Junauda Petrus, whose group, Free Black Dirt
, is co-presenting Climbing PoeTree with Intermedia Arts, says she's been a fan of the group for years, and has been impressed with not only how powerful and dynamic their shows are, but also their commitment to social justice, love, light, and beauty. "They see creativity as a way of healing and transforming the world, and I feel like the Minneapolis arts and community landscape reflect those values as well, and their work will resonate deeply," Petrus says. "They are soul sistas, visual and performance artists and writers."

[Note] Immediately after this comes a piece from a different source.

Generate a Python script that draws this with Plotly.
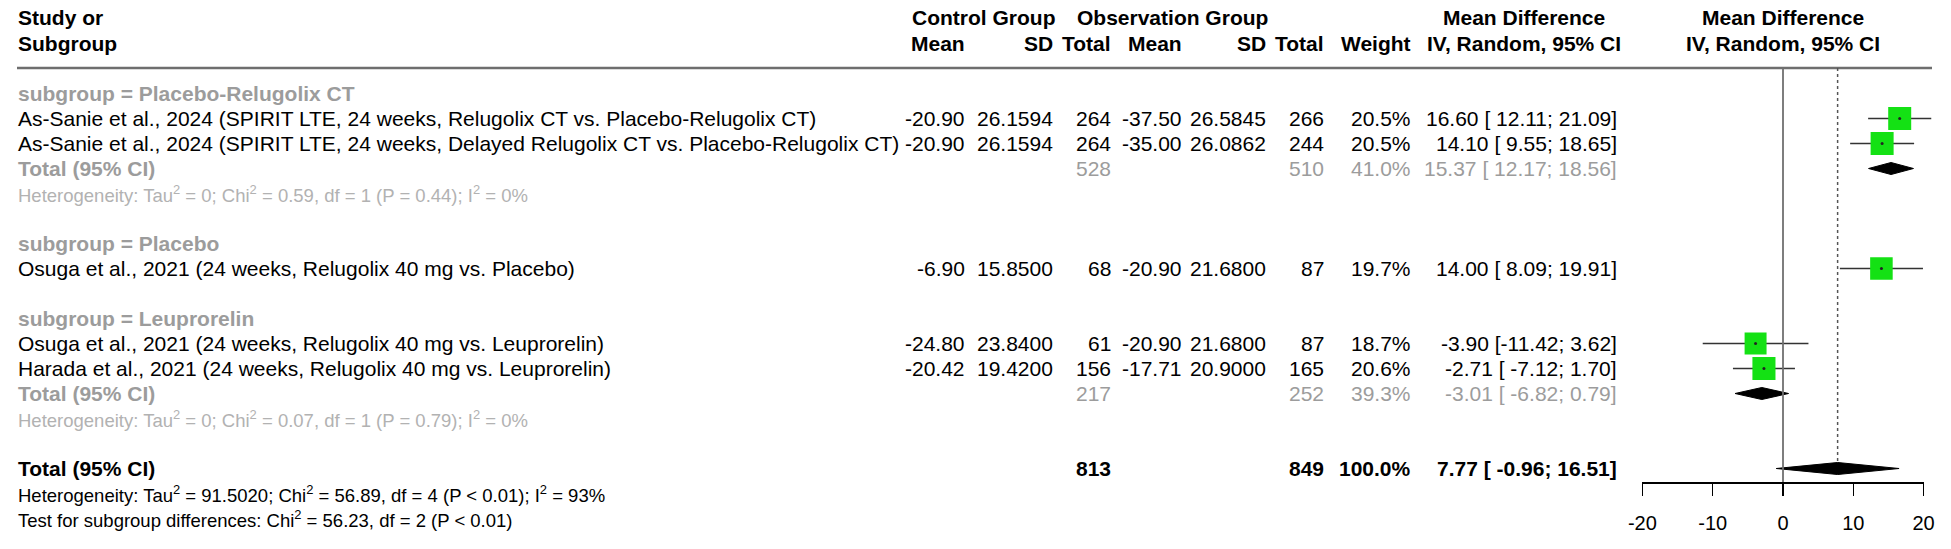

Petrus first met Garcia and Penniman in 2006. "I met them at a dinner party when I first moved to New York, and was blown away by them," she says. "I met Naima again in a dance class in Harlem, and soon we became good friends."
Petrus first saw the duo perform "Hurricane Season: the hidden messages in water" in 2009 at a church in Harlem, which they had transformed into a temple. "They had helped design and build a set of bamboo, light, glass, and water," Petrus says. "Each audience member was warmly greeted, and given a gourd to ladle water from a huge gourd at the entrance and pour it onto a vessel on the stage." The show, which used dance, video montage, spoken word, and ritual, addressed issues of environmental devastation, corporate greed, and destruction, as well as power, love, and light. "It was inspiring. I saw it twice," says Petrus. "Their words are profound, haunting, and electric."
According to Penniman, the presentation this weekend will include a blend of different pieces utilizing their characterizing multi-voice poetry and unconventional hip hop. There will also be still and moving projections that the artists have created.
Their hip hop is "different from what you expect to hear on mainstream radio," Penniman says. Instead, it contains dense lyricism and is multilingual, where Garcia speaks verse in Spanish and Penniman speaks in English.
Climbing PoeTree will turn 11 next month, and while they have always performed poetry, they have definitely evolved over time. The group typically takes on topics such as racial and economic justice, and climate change, but also "sexuality, spirit and human transcendence," she says.
The group has previously performed at traditional theaters, concerts, festivals, prisons, reservations, at rallies, and with Occupy Wall Street.